As I expected, it is faster than the "default" merge sort algorithm, and these are the results:

Elapsed time in nanoseconds for original merge sort: 9551833
Elapsed time in nanoseconds for improved merge sort with max_level=13: 8766042
Max level: 1, Elapsed time in nanoseconds: 868102916
Max level: 2, Elapsed time in nanoseconds: 127934125
Max level: 3, Elapsed time in nanoseconds: 100636084
Max level: 4, Elapsed time in nanoseconds: 53176500
Max level: 5, Elapsed time in nanoseconds: 40008875
Max level: 6, Elapsed time in nanoseconds: 30925333
Max level: 7, Elapsed time in nanoseconds: 18650458
Max level: 8, Elapsed time in nanoseconds: 18098958
Max level: 9, Elapsed time in nanoseconds: 7862125
Max level: 10, Elapsed time in nanoseconds: 6666667
Max level: 11, Elapsed time in nanoseconds: 3863416
Max level: 12, Elapsed time in nanoseconds: 3646500
Max level: 13, Elapsed time in nanoseconds: 2776000
Max level: 14, Elapsed time in nanoseconds: 3010667
Max level: 15, Elapsed time in nanoseconds: 3280834
Max level: 16, Elapsed time in nanoseconds: 4677084
Max level: 17, Elapsed time in nanoseconds: 5324667
Best max level: 13, Min elapsed time in nanoseconds: 2776000

I'm trying to understand the logic and workings of this method and wonder if I was successful at it, so any help would be greatly appreciated.

Answer 1

This question is marginally on-topic since you do not understand the behavior of the code that you wrote and maintain. The code is "correct" in the sense of producing ordered entries, but not in the larger sense of satisfying the "always outperform mergesort!" design goal.

---

Rejecting the helpful labels of

• lower bound
• middle
• upper bound

in favor of the cryptic p, q, r did not improve readability.

---

Your cited reference offers this argument:

Although merge sort is O(n log n) and insertion sort is O(n²), insertion sort has better constants and is thus faster on very small arrays.
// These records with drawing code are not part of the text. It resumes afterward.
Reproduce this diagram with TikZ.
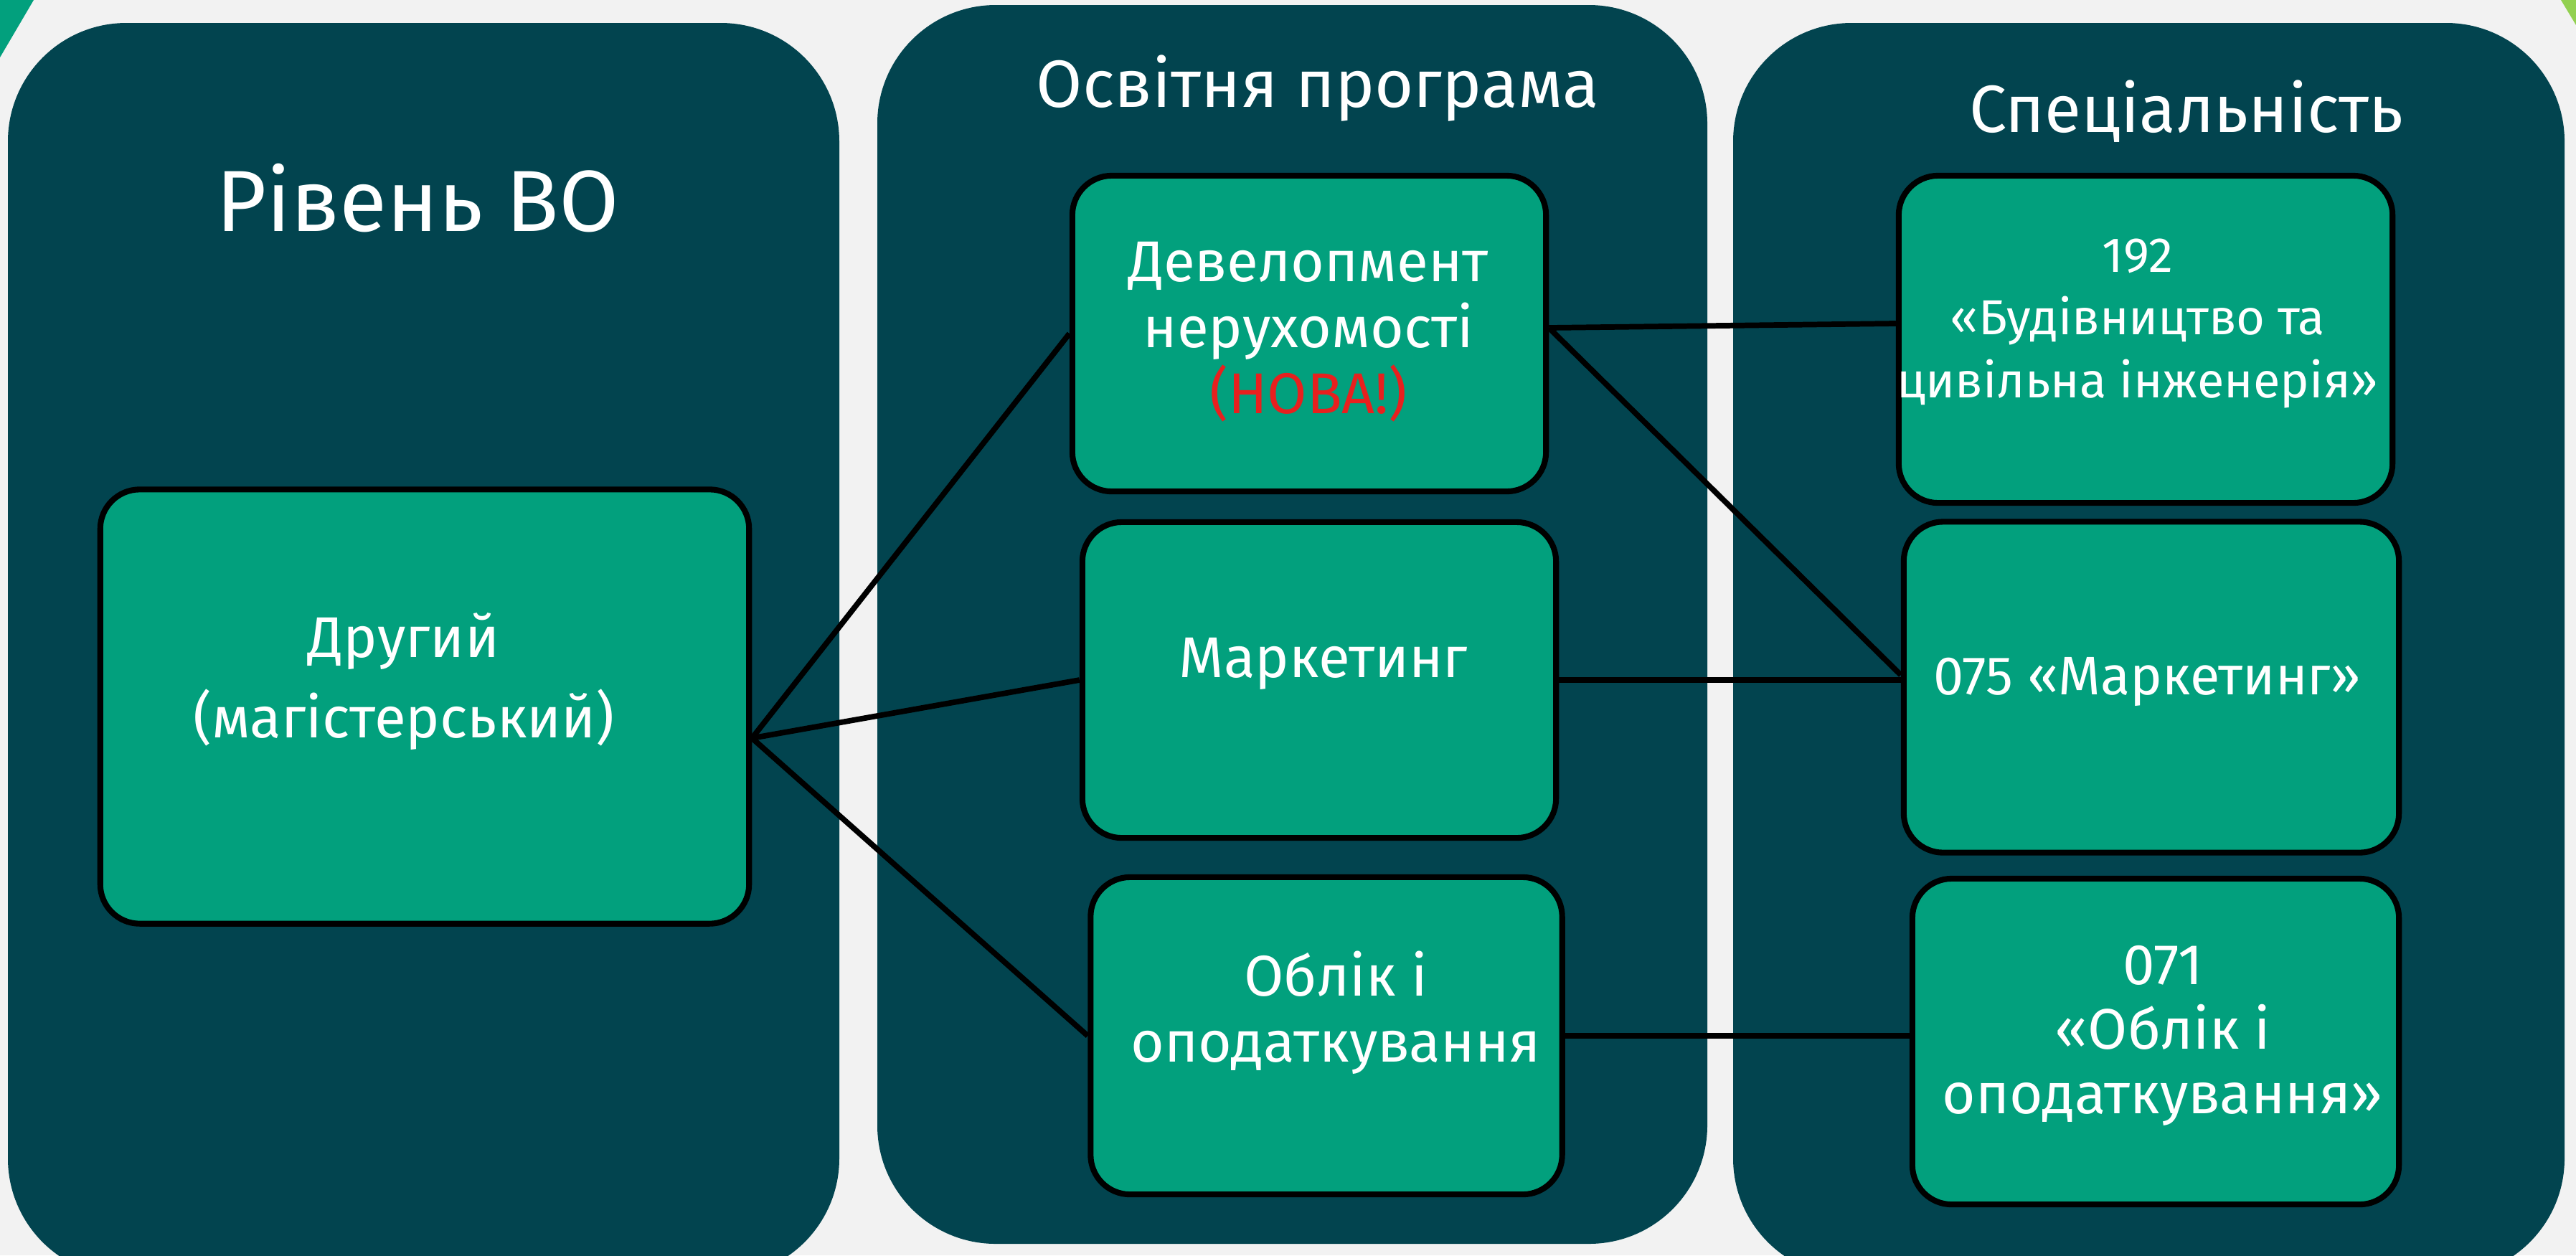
\documentclass[tikz,border=0pt]{standalone}
\usepackage{fontspec}
\setmainfont{Fira Sans}
\definecolor{bg}{HTML}{F2F2F2}
\definecolor{panel}{HTML}{02444F}
\definecolor{boxg}{HTML}{02A07D}
\definecolor{limeg}{HTML}{92D050}
\definecolor{newred}{HTML}{E8201E}
\begin{document}
\begin{tikzpicture}[x=0.01cm,y=-0.01cm,
  panelbox/.style={fill=panel, rounded corners=1.65cm},
  itembox/.style={draw=black, line width=2.3pt, fill=boxg, rounded corners=0.55cm, inner sep=0pt},
  link/.style={draw=black, line width=2.2pt},
  boxtext/.style={text=white, align=center, inner sep=0pt, font=\fontsize{22.8}{26.2}\selectfont},
  titletext/.style={text=white, inner sep=0pt, font=\fontsize{26.5}{32}\selectfont}]
\useasboundingbox (0,0) rectangle (3591,1750);
\clip (0,0) rectangle (3591,1750);
\fill[bg] (0,0) rectangle (3591,1750);
\fill[boxg] (0,0) -- (47,0) -- (0,80) -- cycle;
\fill[limeg] (3570,0) -- (3591,0) -- (3591,35) -- cycle;
% panels
\fill[panelbox] (11,32) rectangle (1170,1780);
\fill[panelbox] (1223,7) rectangle (2380,1734);
\fill[panelbox] (2416,32) rectangle (3575,1780);
% titles
\node[titletext, font=\fontsize{34.4}{40}\selectfont] (lvl) at (582,276) {Рівень ВО};
\node[titletext] (prog) at (1837,123) {Освітня програма};
\node[titletext] (spec) at (3048,155) {Спеціальність};
% boxes
\node[itembox, minimum width=9.04cm, minimum height=6.05cm] (drugyi) at (592,985) {};
\node[itembox, minimum width=6.6cm, minimum height=4.4cm] (devel) at (1825,465) {};
\node[itembox, minimum width=6.6cm, minimum height=4.4cm] (market) at (1839,948) {};
\node[itembox, minimum width=6.57cm, minimum height=4.42cm] (oblik) at (1849,1444) {};
\node[itembox, minimum width=6.88cm, minimum height=4.56cm] (sp192) at (2991,473) {};
\node[itembox, minimum width=6.9cm, minimum height=4.61cm] (sp075) at (2999,958) {};
\node[itembox, minimum width=6.78cm, minimum height=4.54cm] (sp071) at (3005,1452) {};
% texts
\node[boxtext, font=\fontsize{22.8}{32}\selectfont] (drugyitxt) at (563,950) {Другий\\(магістерський)};
\node[boxtext] (develtxt) at (1824,463) {Девелопмент\\нерухомості\\\textcolor{newred}{(НОВА!)}};
\node[boxtext] (markettxt) at (1845,925) {Маркетинг};
\node[boxtext] (oblitxt) at (1862,1412) {Облік і\\оподаткування};
\node[boxtext, font=\fontsize{19.5}{25}\selectfont] (sp192txt) at (2980,451) {192\\«Будівництво та\\цивільна інженерія»};
\node[boxtext, font=\fontsize{21.5}{26}\selectfont] (sp075txt) at (2993,950) {075 «Маркетинг»};
\node[boxtext, font=\fontsize{22.7}{25.6}\selectfont] (sp071txt) at (3015,1444) {071\\«Облік і\\оподаткування»};
% connectors
\coordinate (hub) at ([yshift=-0.44cm]drugyi.east);
\coordinate (devout) at ([yshift=0.08cm]devel.east);
\draw[link] (hub) -- (devel.west);
\draw[link] (hub) -- (market.west);
\draw[link] (hub) -- (oblik.west);
\draw[link] (devout) -- ([yshift=0.22cm]sp192.west);
\draw[link] (devout) -- ([yshift=0.17cm]sp075.west);
\draw[link] (market.east) -- (market.east -| sp075.west);
\draw[link] (oblik.east) -- (oblik.east -| sp071.west);
\end{tikzpicture}
\end{document}
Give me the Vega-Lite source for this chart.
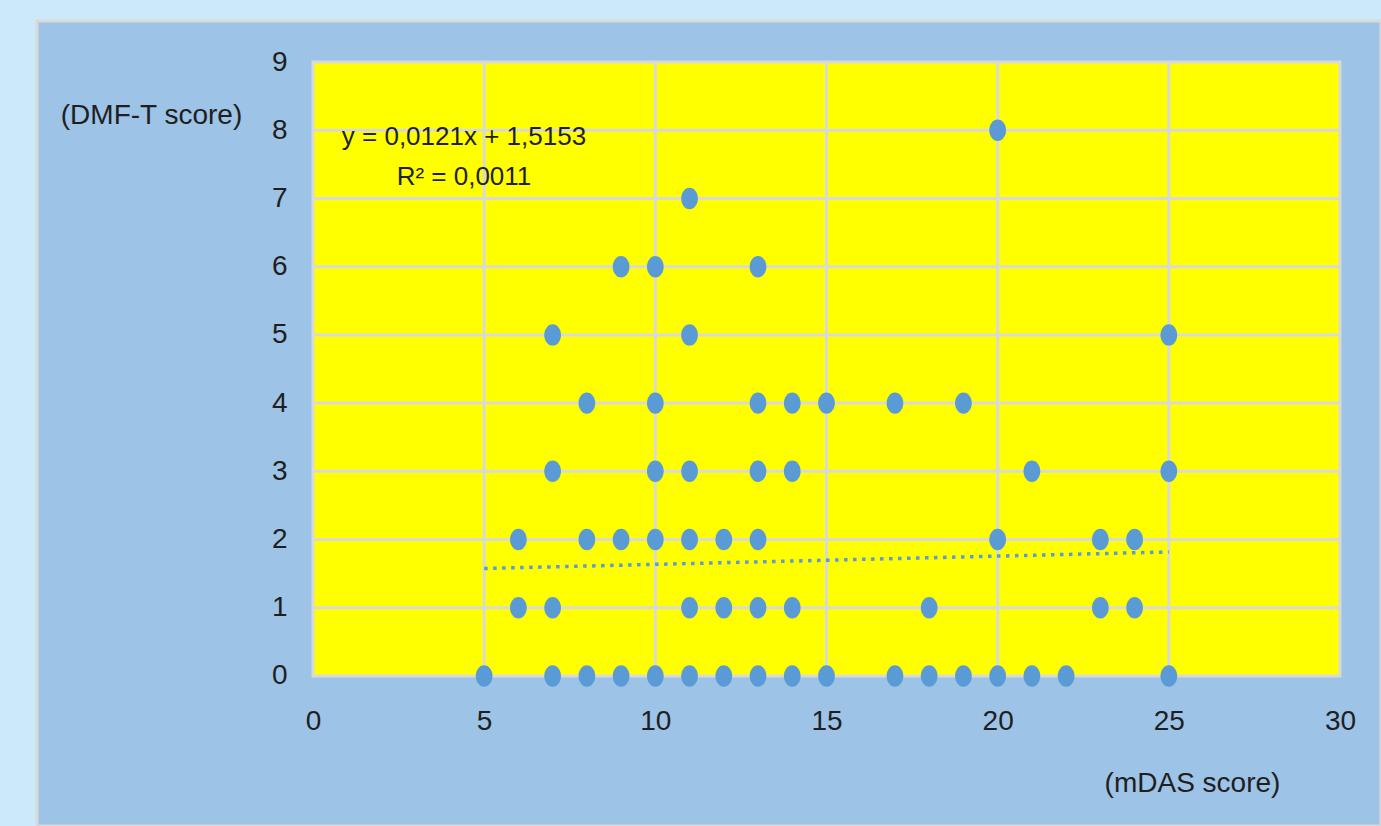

Your code, oddly, relies on a level comparison rather than the cited ub - lb <= THRESHOLD comparison, and we don't see any formulas to relate level to such a threshold.

Listen to what the argument is trying to tell you. We need to measure the C1 and C2 constants. Then we will know when C1 × (N log N) is less than C2 × N², and can sensibly prefer merge- over insertion- sort in that case.

You kind of did that by trying many max_level values. But it happened indirectly. The quantity we really care about is n, which is r - p. Optimal max_level was 13 for this example input array, but it would vary as we offered smaller or larger inputs.

Why does insertion sort win when N is small? Less function call overhead.